Once my sea sickness had disappeared, I found sleeping on a fishing boat to be very comfortable. A little bit too comfortable, in fact…
‘Tuesday 13th November
Course – 228°
09:00 – The battery on my phone died – It’s taken me nearly half an hour to figure out whether it’s Monday, or still Tuesday…
I’m not sure if it’s an advantage or a disadvantage, I suppose it depends on how you look at it? But sleeping on this boat has its issues. When I’m at home, I usually only ever go to bed when I’m tired and I rarely lie-in – once I’m awake, I’m awake, and I get out of bed, even if it’s just to sit and watch the news (Jeremy Kyle)
In my cabin, with the lights off, there is absolute darkness, total pitch black. Add to this the constant, unrelenting throbbing and rattling created by the large diesel engine and what you have is a womb-like state which is surprisingly conducive to deep sleep.
I went to my bunk at 17:00 yesterday and woke up at 06:00 this morning – that’s 13-hours of virtually unbroken sleep, which is unheard of for me. When I did wake-up, I had no idea what time it was, literally, not a clue to the nearest day. I have tried setting alarms, but my phone invariably disappears down between the mattress and the bunk frame, and even with it next to my head, I don’t hear it over the ambient noise. And yesterday at 5 pm I went for a ‘quick lie down’ with an uncharged iPhone.

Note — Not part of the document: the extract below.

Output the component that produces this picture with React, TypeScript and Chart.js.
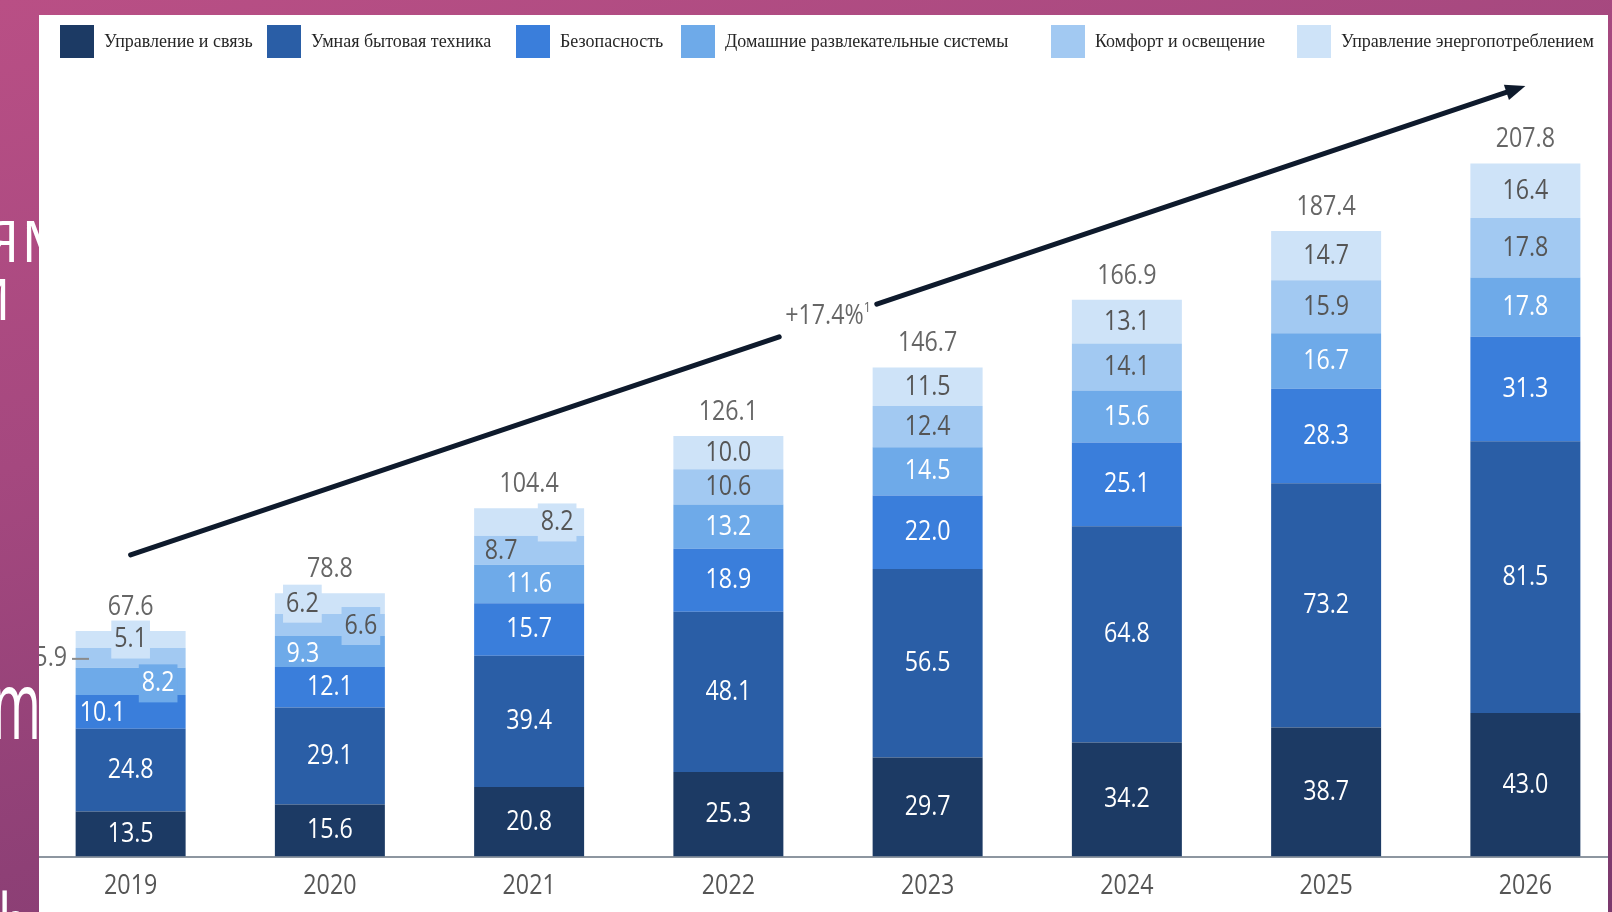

In the galley, the crew are in their bunks, I’m watching ‘Aliens’ and trying to convince myself that I haven’t missed anything while doing an impersonation of The Dormouse. But I have’
After a while, I got to a point that I felt a bit guilty when I wasn’t taking photos but everyone else was still working. When the crew were in bed, there really was very little to photograph, so I’d either go to bed myself and end-up in hyper-sleep, or I’d sit in the galley watching movies and documentaries on satellite tv.